• EXERCISE OBJECTIVE
Quote the whole listing word for word. Do not include the pictures.
^^^^^^^^
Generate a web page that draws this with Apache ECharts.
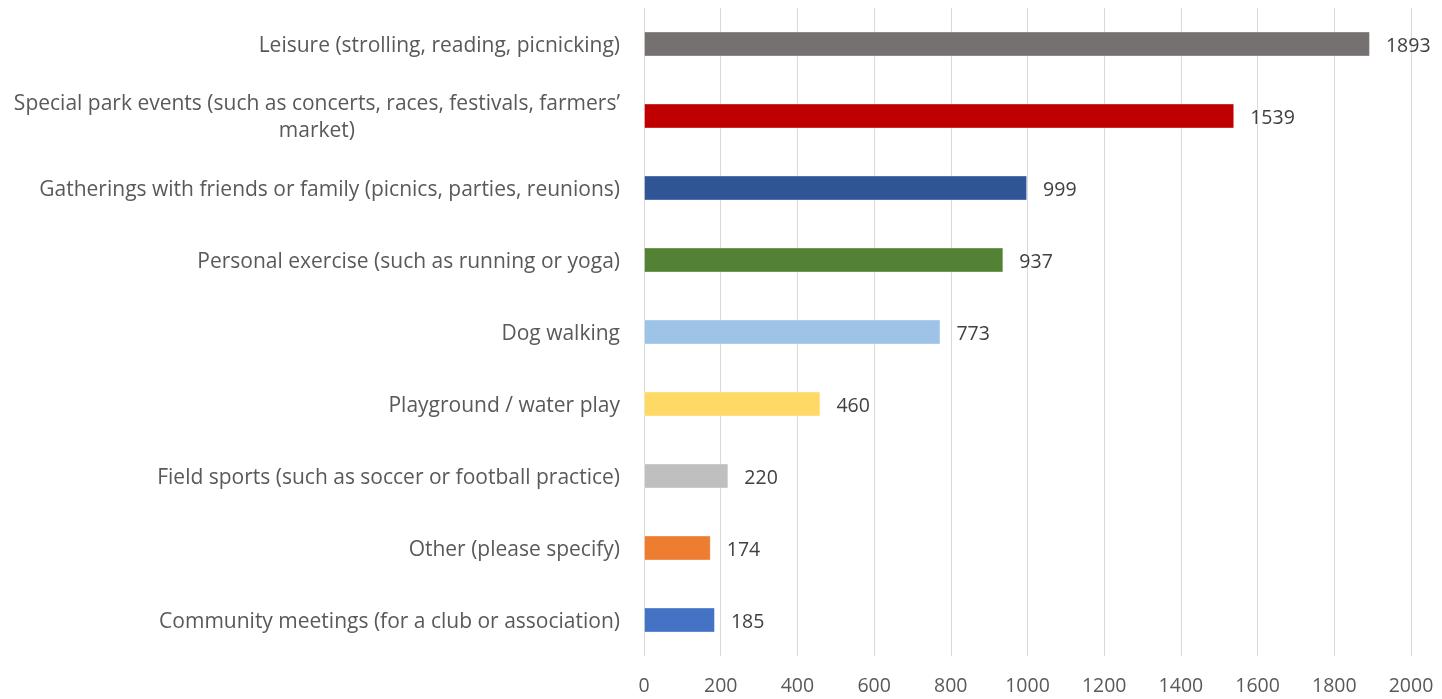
<!DOCTYPE html>
<html><head><meta charset="utf-8">
<script src="https://cdn.jsdelivr.net/npm/echarts@6/dist/echarts.min.js"></script>
<style>html,body{margin:0;padding:0;background:#fff}#c{width:1442px;height:699px}</style>
</head><body><div id="c"></div>
<script>
const categories = [
  'Leisure (strolling, reading, picnicking)',
  'Special park events (such as concerts, races, festivals, farmers’\nmarket)',
  'Gatherings with friends or family (picnics, parties, reunions)',
  'Personal exercise (such as running or yoga)',
  'Dog walking',
  'Playground / water play',
  'Field sports (such as soccer or football practice)',
  'Other (please specify)',
  'Community meetings (for a club or association)'
];
const values = [1893, 1539, 999, 937, 773, 460, 220, 174, 185];
const colors = ['#767171', '#C00000', '#2F5597', '#548235', '#9DC3E6', '#FFD966', '#BFBFBF', '#ED7D31', '#4472C4'];
const xTicks = [0, 200, 400, 600, 800, 1000, 1200, 1400, 1600, 1800, 2000];

const FONT = 'Open Sans';
const FS = 21;
const NS = 19.5;
const chart = echarts.init(document.getElementById('c'));
chart.setOption({
  animation: false,
  grid: {left: 644, right: 31, top: 8, bottom: 43, containLabel: false},
  xAxis: {
    type: 'value', min: xTicks[0], max: xTicks[xTicks.length - 1], interval: 200,
    axisLine: {show: false}, axisTick: {show: false},
    splitLine: {lineStyle: {color: '#d9d9d9', width: 1}},
    axisLabel: {color: '#595959', fontSize: NS, fontFamily: FONT, margin: 20,
      formatter: v => String(v)}
  },
  yAxis: {
    type: 'category', data: categories, inverse: true,
    axisLine: {show: false}, axisTick: {show: false},
    axisLabel: {
      color: '#595959', fontSize: FS, fontFamily: FONT, margin: 24, lineHeight: 27,
      padding: [4, 0, 0, 0],
      formatter: function (v) {
        return v.split('\n').map(s => '{c|' + s + '}').join('\n');
      },
      rich: {c: {align: 'center', color: '#595959', fontSize: FS, fontFamily: FONT, lineHeight: 27}}
    }
  },
  series: [{
    type: 'bar', barWidth: 25,
    data: values.map((v, i) => ({value: v, itemStyle: {color: colors[i]}})),
    itemStyle: {borderColor: 'rgba(255,255,255,0.35)', borderWidth: 1},
    label: {show: true, position: 'right', distance: 16, offset: [0, 2], color: '#404040', fontSize: NS, fontFamily: FONT}
  }]
});
</script></body></html>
^^^^^^^^
• FINISHED TASK
Generate a web page that draws this with Apache ECharts.
<!DOCTYPE html>
<html><head><meta charset="utf-8">
<script src="https://cdn.jsdelivr.net/npm/echarts@6/dist/echarts.min.js"></script>
<style>html,body{margin:0;padding:0;background:#fff}#c{width:1442px;height:699px}</style>
</head><body><div id="c"></div>
<script>
const categories = [
  'Leisure (strolling, reading, picnicking)',
  'Special park events (such as concerts, races, festivals, farmers’\nmarket)',
  'Gatherings with friends or family (picnics, parties, reunions)',
  'Personal exercise (such as running or yoga)',
  'Dog walking',
  'Playground / water play',
  'Field sports (such as soccer or football practice)',
  'Other (please specify)',
  'Community meetings (for a club or association)'
];
const values = [1893, 1539, 999, 937, 773, 460, 220, 174, 185];
const colors = ['#767171', '#C00000', '#2F5597', '#548235', '#9DC3E6', '#FFD966', '#BFBFBF', '#ED7D31', '#4472C4'];
const xTicks = [0, 200, 400, 600, 800, 1000, 1200, 1400, 1600, 1800, 2000];

const FONT = 'Open Sans';
const FS = 21;
const NS = 19.5;
const chart = echarts.init(document.getElementById('c'));
chart.setOption({
  animation: false,
  grid: {left: 644, right: 31, top: 8, bottom: 43, containLabel: false},
  xAxis: {
    type: 'value', min: xTicks[0], max: xTicks[xTicks.length - 1], interval: 200,
    axisLine: {show: false}, axisTick: {show: false},
    splitLine: {lineStyle: {color: '#d9d9d9', width: 1}},
    axisLabel: {color: '#595959', fontSize: NS, fontFamily: FONT, margin: 20,
      formatter: v => String(v)}
  },
  yAxis: {
    type: 'category', data: categories, inverse: true,
    axisLine: {show: false}, axisTick: {show: false},
    axisLabel: {
      color: '#595959', fontSize: FS, fontFamily: FONT, margin: 24, lineHeight: 27,
      padding: [4, 0, 0, 0],
      formatter: function (v) {
        return v.split('\n').map(s => '{c|' + s + '}').join('\n');
      },
      rich: {c: {align: 'center', color: '#595959', fontSize: FS, fontFamily: FONT, lineHeight: 27}}
    }
  },
  series: [{
    type: 'bar', barWidth: 25,
    data: values.map((v, i) => ({value: v, itemStyle: {color: colors[i]}})),
    itemStyle: {borderColor: 'rgba(255,255,255,0.35)', borderWidth: 1},
    label: {show: true, position: 'right', distance: 16, offset: [0, 2], color: '#404040', fontSize: NS, fontFamily: FONT}
  }]
});
</script></body></html>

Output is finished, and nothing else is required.